La caution institutionnelle est une garantie largement plébiscitée par les emprunteurs et par les banques. Plus simple, moins formaliste et moins chère que l'hypothèque, elle est néanmoins régie par une réglementation stricte qui, à défaut d'être respectée, peut priver l'emprunteur de moyens de défense. Par une décision inédite rendue en février dernier, la Cour de cassation a pris la défense d'un emprunteur à l'encontre de l'organisme de cautionnement.
Le cautionnement pour garantir un prêt immobilier
Pour être sûr que le prêt sera remboursé, la banque qui a octroyé le prêt immobilier exige une garantie, à savoir l'hypothèque sur le bien immobilier ou sur un autre, le privilège de prêteur de deniers (PPD) ou une caution. Le cautionnement repose sur un engagement pris un organisme financier qui se porte garant du remboursement du crédit immobilier en cas de défaut de paiement de l’emprunteur. Il ne doit pas être confondu avec l'assurance de prêt immobilier qui intervient en cas de défaillance liée au décès, à la perte d'autonomie, à l'invalidité ou à la perte d'emploi.
Contrairement à l'hypothèque et au PPD, la caution n'occasionne aucun acte notarié et donc aucun frais d'enregistrement. L'emprunteur verse chaque mois à l'organisme de cautionnement une cotisation, composée d'une commission de caution et d'une contribution aux fonds mutuelle. Si l'emprunteur n'honore pas ses mensualités, l'organisme rembourse la banque (capital restant dû, intérêts et pénalités de retards), avant de se retourner contre lui en proposant d'abord une solution amiable (étalement ou échelonnement de la dette), ou la vente du bien si la remise en gestion normale du prêt s'avère impossible, et à défaut, en engageant des actions de recouvrement judiciaire des sommes dues.
En France, plus de la moitié des crédits immobiliers sont garantis par une caution bancaire, une solution plus souple et moins onéreuse que les autres garanties. Son succès grandissant tient également à la possibilité pour les emprunteurs de récupérer au terme du prêt une partie de la contribution versée au Fonds mutuelle si aucune défaillance n'a eu lieu.
L'organisme qui s'est porté caution doit être informé par la banque dès le premier impayé du débiteur si toutefois celui-ci est susceptible d'être inscrit au FICP (Fichier des incidents de paiement) de la Banque de France. Si la banque ne respecte pas cette obligation d'information, elle ne pourra réclamer au garant caution le paiement des pénalités et les intérêts de retard échus entre la date du premier incident de paiement et la date à laquelle l'organisme a été informé. En revanche, si ce dernier paie trop vite une dette que la banque ne lui a pas encore exigée, il prive l'emprunteur de tout recours et perd dans la foulée toute possibilité de faire valoir ses droits.
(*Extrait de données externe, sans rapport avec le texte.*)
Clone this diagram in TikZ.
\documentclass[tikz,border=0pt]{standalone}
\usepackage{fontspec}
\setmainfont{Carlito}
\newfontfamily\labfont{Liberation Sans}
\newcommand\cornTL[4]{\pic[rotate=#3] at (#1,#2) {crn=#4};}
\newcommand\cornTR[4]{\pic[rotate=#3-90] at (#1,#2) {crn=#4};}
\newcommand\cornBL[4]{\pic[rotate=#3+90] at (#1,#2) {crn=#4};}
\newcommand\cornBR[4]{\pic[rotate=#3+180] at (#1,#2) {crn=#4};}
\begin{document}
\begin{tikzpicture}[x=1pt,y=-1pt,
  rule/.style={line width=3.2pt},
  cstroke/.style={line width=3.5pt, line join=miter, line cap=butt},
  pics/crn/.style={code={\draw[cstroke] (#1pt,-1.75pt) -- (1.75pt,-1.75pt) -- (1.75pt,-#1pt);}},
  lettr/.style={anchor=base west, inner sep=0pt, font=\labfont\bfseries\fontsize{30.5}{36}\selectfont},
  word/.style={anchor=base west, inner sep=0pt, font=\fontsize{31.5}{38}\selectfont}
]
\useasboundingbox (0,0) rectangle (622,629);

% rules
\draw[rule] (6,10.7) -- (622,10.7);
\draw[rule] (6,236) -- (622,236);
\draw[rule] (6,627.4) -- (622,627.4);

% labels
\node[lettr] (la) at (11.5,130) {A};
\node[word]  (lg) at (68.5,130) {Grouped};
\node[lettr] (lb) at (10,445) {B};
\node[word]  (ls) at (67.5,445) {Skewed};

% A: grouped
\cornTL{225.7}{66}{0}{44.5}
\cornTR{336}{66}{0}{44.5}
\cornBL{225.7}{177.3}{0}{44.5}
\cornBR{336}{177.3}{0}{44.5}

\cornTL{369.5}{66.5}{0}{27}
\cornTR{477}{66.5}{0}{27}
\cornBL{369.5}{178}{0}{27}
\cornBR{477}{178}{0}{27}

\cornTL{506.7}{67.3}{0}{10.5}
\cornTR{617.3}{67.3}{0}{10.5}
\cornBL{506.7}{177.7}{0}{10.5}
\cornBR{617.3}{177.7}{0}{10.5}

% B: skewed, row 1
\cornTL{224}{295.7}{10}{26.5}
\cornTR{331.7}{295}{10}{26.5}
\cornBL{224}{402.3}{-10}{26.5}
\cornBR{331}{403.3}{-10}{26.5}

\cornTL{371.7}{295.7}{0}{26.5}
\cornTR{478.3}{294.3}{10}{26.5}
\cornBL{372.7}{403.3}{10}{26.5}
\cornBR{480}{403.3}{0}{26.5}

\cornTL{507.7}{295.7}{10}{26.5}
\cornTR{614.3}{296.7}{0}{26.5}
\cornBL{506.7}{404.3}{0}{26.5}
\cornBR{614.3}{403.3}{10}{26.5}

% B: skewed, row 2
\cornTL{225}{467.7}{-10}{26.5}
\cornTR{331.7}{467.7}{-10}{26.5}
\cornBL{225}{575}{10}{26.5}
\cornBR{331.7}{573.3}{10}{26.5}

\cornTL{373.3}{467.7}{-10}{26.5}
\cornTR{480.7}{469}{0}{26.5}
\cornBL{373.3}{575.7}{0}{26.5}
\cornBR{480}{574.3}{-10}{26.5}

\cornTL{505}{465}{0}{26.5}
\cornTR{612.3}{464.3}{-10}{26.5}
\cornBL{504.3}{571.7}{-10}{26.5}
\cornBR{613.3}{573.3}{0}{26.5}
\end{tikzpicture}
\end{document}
Le garant caution ne doit pas payer trop vite
Dans un important arrêt du 20 février 2019*, la Cour de cassation a rendu une décision pour le moins inédite en faveur des emprunteurs poursuivis par un organisme de cautionnement, en l'occurrence le Crédit Logement. Dans l'affaire concernée, la banque avait prononcé la déchéance du terme suite à des défaillances de l'emprunteur, exigeant le paiement immédiat et total du crédit immobilier. Sans avoir été poursuivi par la banque, le Crédit Logement avait rapidement réglé les sommes dues, et s'était ensuite retourné contre l'emprunteur en l'assignant en justice pour obtenir le remboursement des sommes réglées au prêteur. Or, la garant caution aurait du laisser à l'emprunteur le temps de se défendre et de "s'opposer utilement à la banque, pour y faire obstacle, un moyen de droit tiré notamment de l'irrégularité de la déchéance du terme". En payant trop vite, il avait alors privé l'emprunteur de toute chance d'obtenir un accord ou une décision judiciaire favorable. Dans ces conditions, la Cour de cassation avait rejeté le pourvoi du Crédit Logement et donné raison à la Cour d'appel qui avait préalablement rejeté toute demande de remboursement présentée par la caution.
Cette avancée jurisprudentielle s'applique à l'ensemble des organismes de caution institutionnelle. Il ne faut pas oublier que les organismes de cautionnement sont bien souvent des filiales des banques. Le marché est détenu à 95% par les établissements bancaires. Cette concurrence sclérosée, comme celle de l’assurance emprunteur par ailleurs, génère des marges importantes, accaparées par les banques. La pratique des organismes de cautionnement qui consiste à payer immédiatement le prêteur dans des conditions contestables en cas de défaillance de l’emprunteur est donc un mécanisme de confort pour les banques. L’arrêt de la Cour de cassation devrait contribuer à mettre à terme à cette dérive.